Material provided>
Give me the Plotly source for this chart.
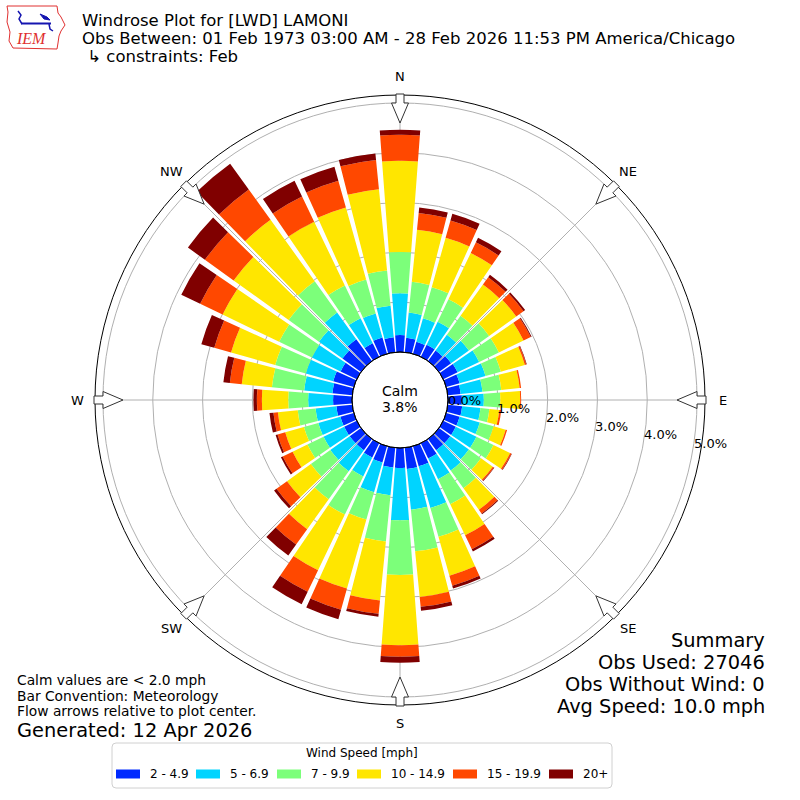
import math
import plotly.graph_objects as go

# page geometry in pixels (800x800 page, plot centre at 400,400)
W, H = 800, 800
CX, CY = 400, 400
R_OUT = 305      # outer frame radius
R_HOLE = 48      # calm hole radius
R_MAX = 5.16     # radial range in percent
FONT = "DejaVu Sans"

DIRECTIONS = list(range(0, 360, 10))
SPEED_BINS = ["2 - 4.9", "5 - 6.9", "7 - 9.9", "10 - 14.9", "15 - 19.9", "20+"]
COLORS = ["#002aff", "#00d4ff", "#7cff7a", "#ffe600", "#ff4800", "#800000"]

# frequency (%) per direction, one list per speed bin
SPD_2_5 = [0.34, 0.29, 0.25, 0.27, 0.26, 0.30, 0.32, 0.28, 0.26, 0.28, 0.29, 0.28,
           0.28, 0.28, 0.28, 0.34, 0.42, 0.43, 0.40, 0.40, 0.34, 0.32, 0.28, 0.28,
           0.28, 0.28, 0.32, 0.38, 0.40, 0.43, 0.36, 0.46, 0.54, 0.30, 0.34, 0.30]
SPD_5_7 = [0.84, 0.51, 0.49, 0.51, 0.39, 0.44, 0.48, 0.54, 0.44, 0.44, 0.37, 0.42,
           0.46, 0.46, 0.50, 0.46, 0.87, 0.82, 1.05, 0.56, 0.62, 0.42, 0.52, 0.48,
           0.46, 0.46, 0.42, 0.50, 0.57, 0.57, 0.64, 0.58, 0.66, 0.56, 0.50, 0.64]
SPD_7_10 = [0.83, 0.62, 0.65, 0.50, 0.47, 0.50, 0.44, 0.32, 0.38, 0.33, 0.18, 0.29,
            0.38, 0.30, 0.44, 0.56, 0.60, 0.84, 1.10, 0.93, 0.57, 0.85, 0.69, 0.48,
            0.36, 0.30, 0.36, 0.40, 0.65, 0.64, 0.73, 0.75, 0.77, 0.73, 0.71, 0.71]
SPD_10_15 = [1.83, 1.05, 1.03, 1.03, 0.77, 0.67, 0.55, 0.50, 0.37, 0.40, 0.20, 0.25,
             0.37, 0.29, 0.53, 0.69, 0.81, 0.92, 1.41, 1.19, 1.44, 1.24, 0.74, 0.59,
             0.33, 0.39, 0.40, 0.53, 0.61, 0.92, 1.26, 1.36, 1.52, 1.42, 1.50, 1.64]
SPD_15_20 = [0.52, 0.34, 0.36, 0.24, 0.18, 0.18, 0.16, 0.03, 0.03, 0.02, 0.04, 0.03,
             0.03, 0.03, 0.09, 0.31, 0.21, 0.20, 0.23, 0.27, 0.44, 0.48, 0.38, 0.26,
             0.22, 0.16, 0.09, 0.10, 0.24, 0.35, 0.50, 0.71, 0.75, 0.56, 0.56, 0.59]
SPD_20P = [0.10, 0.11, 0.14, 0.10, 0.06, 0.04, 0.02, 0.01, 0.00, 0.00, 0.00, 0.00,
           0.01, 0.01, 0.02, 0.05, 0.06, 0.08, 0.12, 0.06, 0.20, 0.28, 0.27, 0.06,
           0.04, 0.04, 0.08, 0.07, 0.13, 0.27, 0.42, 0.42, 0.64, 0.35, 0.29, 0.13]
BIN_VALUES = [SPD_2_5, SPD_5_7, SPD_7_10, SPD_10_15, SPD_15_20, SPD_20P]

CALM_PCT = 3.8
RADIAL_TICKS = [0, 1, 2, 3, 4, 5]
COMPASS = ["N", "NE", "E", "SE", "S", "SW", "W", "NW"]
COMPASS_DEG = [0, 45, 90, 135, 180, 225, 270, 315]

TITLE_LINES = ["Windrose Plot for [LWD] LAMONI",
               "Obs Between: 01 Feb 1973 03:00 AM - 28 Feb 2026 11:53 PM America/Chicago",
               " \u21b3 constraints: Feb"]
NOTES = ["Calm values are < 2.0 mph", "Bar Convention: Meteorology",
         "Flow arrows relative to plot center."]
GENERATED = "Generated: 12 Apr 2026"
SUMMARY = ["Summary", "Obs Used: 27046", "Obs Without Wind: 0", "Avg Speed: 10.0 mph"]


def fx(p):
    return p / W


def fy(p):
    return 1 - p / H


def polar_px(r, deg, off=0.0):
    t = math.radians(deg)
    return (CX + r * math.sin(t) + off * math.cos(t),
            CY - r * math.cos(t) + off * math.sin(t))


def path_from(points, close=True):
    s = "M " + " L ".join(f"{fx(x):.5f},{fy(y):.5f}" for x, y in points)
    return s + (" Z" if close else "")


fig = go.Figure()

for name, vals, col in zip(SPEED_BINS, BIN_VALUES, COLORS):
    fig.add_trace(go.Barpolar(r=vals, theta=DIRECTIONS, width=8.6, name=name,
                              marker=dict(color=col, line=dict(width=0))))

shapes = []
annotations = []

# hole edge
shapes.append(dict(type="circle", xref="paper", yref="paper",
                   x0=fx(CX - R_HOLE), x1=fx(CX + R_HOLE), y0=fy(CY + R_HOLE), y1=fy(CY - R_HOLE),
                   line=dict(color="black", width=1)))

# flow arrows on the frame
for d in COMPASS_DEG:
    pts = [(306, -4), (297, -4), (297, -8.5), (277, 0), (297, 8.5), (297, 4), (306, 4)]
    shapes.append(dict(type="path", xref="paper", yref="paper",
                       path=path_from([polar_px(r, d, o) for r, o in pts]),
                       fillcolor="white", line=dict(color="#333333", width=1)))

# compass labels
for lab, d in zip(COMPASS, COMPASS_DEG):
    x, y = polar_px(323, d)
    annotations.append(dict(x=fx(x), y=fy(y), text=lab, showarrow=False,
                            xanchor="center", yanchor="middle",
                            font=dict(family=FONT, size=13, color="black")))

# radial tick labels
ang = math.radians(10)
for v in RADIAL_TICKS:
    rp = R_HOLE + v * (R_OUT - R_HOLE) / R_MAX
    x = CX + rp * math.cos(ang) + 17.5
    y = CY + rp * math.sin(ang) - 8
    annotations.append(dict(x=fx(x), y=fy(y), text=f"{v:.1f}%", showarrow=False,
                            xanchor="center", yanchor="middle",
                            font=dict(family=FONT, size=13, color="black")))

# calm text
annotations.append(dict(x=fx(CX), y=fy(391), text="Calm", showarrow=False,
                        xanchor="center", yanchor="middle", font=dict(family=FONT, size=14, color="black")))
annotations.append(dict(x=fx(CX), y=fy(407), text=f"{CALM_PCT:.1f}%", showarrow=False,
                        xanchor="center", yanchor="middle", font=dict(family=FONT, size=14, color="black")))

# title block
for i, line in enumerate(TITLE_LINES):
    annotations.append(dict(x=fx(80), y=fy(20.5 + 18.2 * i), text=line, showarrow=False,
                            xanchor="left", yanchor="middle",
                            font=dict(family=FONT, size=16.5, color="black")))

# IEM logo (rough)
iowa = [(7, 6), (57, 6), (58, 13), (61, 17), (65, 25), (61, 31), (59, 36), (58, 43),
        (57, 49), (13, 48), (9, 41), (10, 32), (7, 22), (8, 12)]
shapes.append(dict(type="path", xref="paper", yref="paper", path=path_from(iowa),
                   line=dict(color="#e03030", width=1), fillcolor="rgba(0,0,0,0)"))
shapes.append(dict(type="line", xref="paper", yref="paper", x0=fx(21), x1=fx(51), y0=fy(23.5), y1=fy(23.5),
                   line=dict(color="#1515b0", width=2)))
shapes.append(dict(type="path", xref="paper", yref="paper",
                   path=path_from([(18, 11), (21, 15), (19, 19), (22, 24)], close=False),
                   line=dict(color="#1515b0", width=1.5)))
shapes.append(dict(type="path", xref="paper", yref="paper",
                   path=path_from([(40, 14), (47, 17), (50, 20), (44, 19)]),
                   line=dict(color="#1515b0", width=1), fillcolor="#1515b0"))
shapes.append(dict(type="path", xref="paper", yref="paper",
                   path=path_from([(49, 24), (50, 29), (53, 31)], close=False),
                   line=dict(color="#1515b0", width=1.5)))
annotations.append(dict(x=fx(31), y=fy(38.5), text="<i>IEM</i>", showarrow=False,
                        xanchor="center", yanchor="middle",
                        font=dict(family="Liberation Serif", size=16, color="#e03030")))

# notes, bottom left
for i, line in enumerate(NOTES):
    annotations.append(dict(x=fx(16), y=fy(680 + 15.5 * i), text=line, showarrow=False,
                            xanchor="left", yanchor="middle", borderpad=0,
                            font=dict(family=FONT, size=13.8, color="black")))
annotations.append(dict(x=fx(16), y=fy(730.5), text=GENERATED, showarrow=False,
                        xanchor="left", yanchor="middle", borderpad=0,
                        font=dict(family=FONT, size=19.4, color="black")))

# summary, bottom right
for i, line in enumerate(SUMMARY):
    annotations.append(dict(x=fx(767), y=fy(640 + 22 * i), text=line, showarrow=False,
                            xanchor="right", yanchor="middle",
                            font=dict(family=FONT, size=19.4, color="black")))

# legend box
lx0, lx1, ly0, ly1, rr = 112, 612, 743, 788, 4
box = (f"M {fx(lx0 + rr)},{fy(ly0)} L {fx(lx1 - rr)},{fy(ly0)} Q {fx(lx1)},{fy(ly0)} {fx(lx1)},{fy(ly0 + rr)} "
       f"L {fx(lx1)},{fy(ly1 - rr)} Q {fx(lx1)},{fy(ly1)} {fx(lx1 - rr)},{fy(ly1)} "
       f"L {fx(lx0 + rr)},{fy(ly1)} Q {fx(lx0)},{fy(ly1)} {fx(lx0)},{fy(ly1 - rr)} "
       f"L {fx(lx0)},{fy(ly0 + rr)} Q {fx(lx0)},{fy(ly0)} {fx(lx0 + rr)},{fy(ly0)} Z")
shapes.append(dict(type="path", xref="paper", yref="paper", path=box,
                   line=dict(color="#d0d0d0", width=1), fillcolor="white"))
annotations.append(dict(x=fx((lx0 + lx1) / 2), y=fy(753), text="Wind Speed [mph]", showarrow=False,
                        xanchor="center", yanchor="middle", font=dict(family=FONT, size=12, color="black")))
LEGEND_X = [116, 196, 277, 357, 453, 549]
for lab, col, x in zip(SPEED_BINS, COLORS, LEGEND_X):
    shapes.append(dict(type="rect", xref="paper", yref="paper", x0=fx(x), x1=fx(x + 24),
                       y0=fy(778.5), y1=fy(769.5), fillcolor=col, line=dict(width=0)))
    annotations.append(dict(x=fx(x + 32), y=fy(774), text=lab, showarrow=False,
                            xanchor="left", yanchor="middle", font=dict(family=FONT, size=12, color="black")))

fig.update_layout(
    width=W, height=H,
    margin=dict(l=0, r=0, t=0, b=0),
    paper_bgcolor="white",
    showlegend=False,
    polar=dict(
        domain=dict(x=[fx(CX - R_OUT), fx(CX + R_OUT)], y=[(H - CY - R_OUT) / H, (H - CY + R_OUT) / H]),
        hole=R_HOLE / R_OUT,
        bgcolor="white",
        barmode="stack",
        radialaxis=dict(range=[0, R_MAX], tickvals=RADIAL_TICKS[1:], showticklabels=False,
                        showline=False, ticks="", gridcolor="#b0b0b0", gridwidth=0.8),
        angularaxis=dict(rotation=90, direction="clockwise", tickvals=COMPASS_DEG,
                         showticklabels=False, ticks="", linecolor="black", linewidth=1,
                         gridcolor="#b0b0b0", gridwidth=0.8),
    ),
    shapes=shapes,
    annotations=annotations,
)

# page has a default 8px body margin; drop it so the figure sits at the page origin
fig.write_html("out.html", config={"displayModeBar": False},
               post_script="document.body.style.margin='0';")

Aim of the exercise>
Reproduce the material above exactly, first line through the line that contains "import plotly.graph_objects as go", minus the pictures.

Task output>
Give me the Plotly source for this chart.
import math
import plotly.graph_objects as go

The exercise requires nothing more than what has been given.